I think it needs a more friendly name though, something like Harvey - H(ome)A(ssistant)rV(oice)ey?

Great! But please don’t forget us in New Zealand as well. :crossed_fingers::wink:

1 Like

Is there a way to have an intercom feature between 2 of these devices?

5 Likes

I know its a pipe dream but it will make me purchase 10 of these, can they sync music???

praying its a yes.

3 Likes

This would be cool

1 Like

Don’t think so and its a shame it doesn’t use existing wireless audio opensource software and just be a client to one of those.
Not sure how much resources are left on the ESP32-S3 but squeezlite has been ported to Esp32 as in https://raspiaudio.com/ whilst full blown Sonos opensource Snapcast has much tighter sync that feathers the time sync with zero glitches, but a Pi Zero is a minimum with a Pi Zero2 prob being a better bet as huge step up for only £5 more.
Squeezelite and Snapcast are great pieces of wire audio opensource, one for lighter hardware (Squeezelite) and the other you could argue its even better than Sonos with tighter sync and up 96Khz multichannel if your hardware can cope but its all written in high performing C and supposedly still runs on the original Zero.

1 Like

Is there a way to improve response speed of the voice assistant by adding some hardware accelerator like Hailo AI?

1 Like

MUTE only means one thing - to stop something from producing sound.
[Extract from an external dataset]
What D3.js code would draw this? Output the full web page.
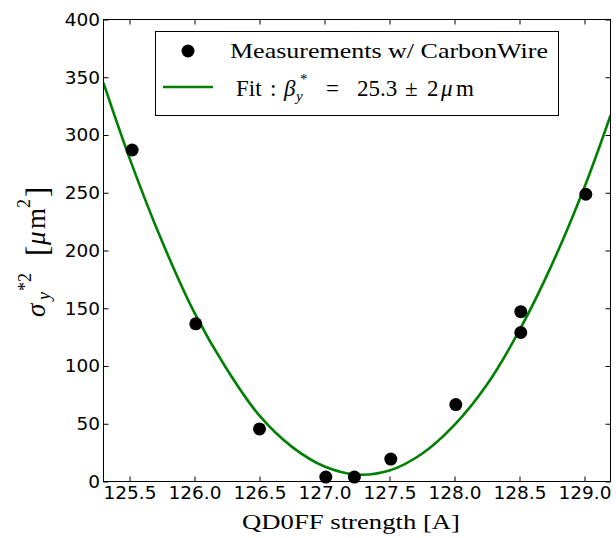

Maybe someone would use the word to imply silencing a mic, but that’s incorrect usage of the word.

1 Like

One of the annoying things to me on the S3-Box-3 was that when timers triggered and the sound played, it could only be stopped by physically pressing the button on the box.

Is it possible to stop the timer alert sound via voice now?

For example with Google Asisstant you set your timer, it triggers and the bell rings, and then you can just say “stop” to have it stop ringing.

I’d love this sort of functionality here.